Book Review: Katabasis by R.F. Kuang
Photo from Goodreads.
Lari Li
Imagine this: you’re a postgraduate student pursuing a PhD in analytic magick at Cambridge. Your program is so highly esteemed that one recommendation letter from your professor can land you a job anywhere. In your last year—just as you’re about to defend your dissertation—your professor, Jacob Grimes, dies in a freak accident.
What do you do now? Transfer to your rival, Oxford? Go overseas to America and come home to the Ivies? Leave magick altogether and get a degree in neuroscience instead? No, no, and no. Isn’t the answer obvious? You go to Hell, of course! I mean, you’d do anything for that letter of recommendation, right?
If you’re Alice Law, that is. And of course the one person to accompany you on this journey is your academic rival, that no-good-nepo-baby-goody-two-shoes-mister-doesn’t-have-to-try Peter Murdoch.
“‘Hell’s lonely,’ said Peter. ‘You’ll want company.’”
“‘Hell is other people, I’ve heard.’”
You have a two-week supply of Lembas bread and water in your Perpetual Flask. You have vague, conflicting accounts of the realm from those who made the journey, like Greek musician Orpheus on his task to save his lover Eurydice, or Trojan hero Aeneas. You also have an insouciant know-it-all named Peter telling you to assume that Hell is a hyperbolic space. You decide you’re ready as you’ll ever be to retrieve your professor’s soul from Hell and drag it back.

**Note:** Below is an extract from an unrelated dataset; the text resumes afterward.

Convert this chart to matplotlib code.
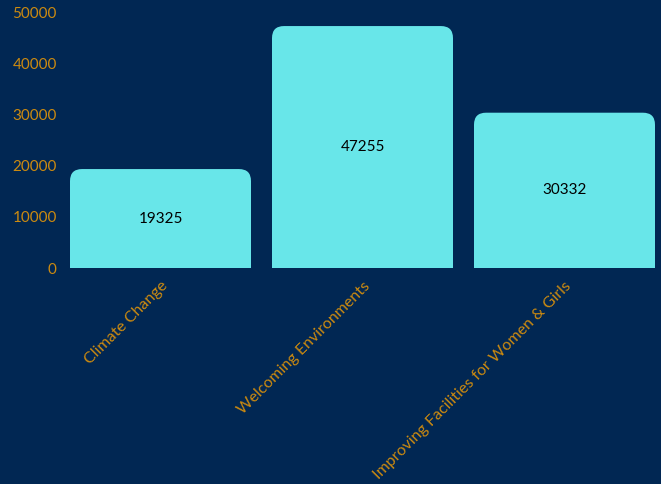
import matplotlib
matplotlib.use('Agg')
import matplotlib.pyplot as plt
from matplotlib.patches import FancyBboxPatch

categories = ['Climate Change', 'Welcoming Environments', 'Improving Facilities for Women & Girls']
values = [19325, 47255, 30332]
yticks = [0, 10000, 20000, 30000, 40000, 50000]

bg = '#012753'
bar_color = '#68E6E9'
text_color = '#CC8A10'

plt.rcParams['font.family'] = ['Lato', 'DejaVu Sans']

fig = plt.figure(figsize=(6.61, 4.84), dpi=100, facecolor=bg)
W, H = 661, 484
ax = fig.add_axes([59.5 / W, 1 - 268 / H, (W - 59.5) / W, (268 - 12) / H])
ax.set_facecolor(bg)

x = list(range(len(categories)))
width = 181 / 202
xmax = -0.5 + (W - 59.5) / 202
ax.set_xlim(-0.5, xmax)
ax.set_ylim(0, 50000)

# rounded top corners: radius in pixels converted to data units
r_px = 12
x_per_px = (xmax + 0.5) / (W - 59.5)
y_per_px = 50000 / 256
rx = r_px * x_per_px
ry = r_px * y_per_px

bars = ax.bar(x, [v - ry for v in values], width=width, color=bar_color, linewidth=0)
for b, v in zip(bars, values):
    ax.add_patch(FancyBboxPatch((b.get_x(), 0), b.get_width(), v,
                                boxstyle=f'round,pad=0,rounding_size={rx}',
                                mutation_aspect=y_per_px / x_per_px,
                                facecolor=bar_color, edgecolor='none'))
    ax.text(b.get_x() + b.get_width() / 2, v / 2, str(v), ha='center', va='center',
            color='black', fontsize=11)

ax.set_yticks(yticks)
ax.set_yticklabels([str(t) for t in yticks])
ax.set_xticks(x)
ax.set_xticklabels(categories, rotation=45, ha='right', rotation_mode='anchor')
ax.tick_params(axis='both', length=0, colors=text_color, labelsize=11)
ax.tick_params(axis='x', labelsize=11.5, pad=8)
ax.tick_params(axis='y', pad=2)
for s in ax.spines.values():
    s.set_visible(False)

fig.savefig('out.png', facecolor=bg)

You’re a scholar. You like to think you know everything. Your eidetic memory is full of philosophy, rock-climbing techniques, and mathematical postulates. But ever since your professor died, you only know one thing: You’re hell bent on getting that recommendation letter.
Overview
This is Katabasis by R.F. Kuang. Meaning “descent” in Greek, or “a journey to the Underworld” when used in the context of Greek mythology, Katabasis was published on August 26, 2025, so it’s a read fresh off the printer for you all! I was instantly reminded of Percy Jackson and Annabeth Chase’s journey to Tartarus in Rick Riordan’s House of Hades. If you enjoyed following Percy and Annabeth through Tartarus, Katabasis is similar, including Greek, Egyptian, and Chinese mythology. However, I would say that House of Hades is catered more toward younger readers while Katabasis gives a very intellectually stimulating experience. Acknowledgments at the end of the book include special thanks to those in the MIT philosophy department, so many scholarly minds are at play in the book here, not just Alice and Peter’s!
In Katabasis, magic is not magic. Instead, it’s built upon logic, paradox, mathematical postulates, and philosophy. In my review of the Poppy War trilogy, you’ll see that R.F. Kuang books and Kuang herself offer boatloads of intellect. In Katabasis, you’ll learn about the foundations of logic as well as famous paradoxes like the Sorites Paradox and the Liar Paradox, all in a digestible form.
Here are all the themes that I picked up: power, abuse of power, ambition, misogyny, betrayal, loyalty, memory and trauma, the weight of knowledge, existentialism, legacy, and transformation.
Comments
Katabasis was written where academia is central to the plot and the characters. Naturally, there were lots of plot breaks as Alice went on tangents about the things she’s learned and how she applied them in Hell. A glimpse into her scholarly mind, if you will.
Katabasis also started off right as Alice was about to enter Hell, so readers were not given any context on her life. They didn’t know anything about Alice and Peter’s history as academic rivals either. All of their background stories were sprinkled throughout the book, and it could get long. Kuang was still able to seamlessly transition between plot, concepts, and background information all while keeping readers engaged.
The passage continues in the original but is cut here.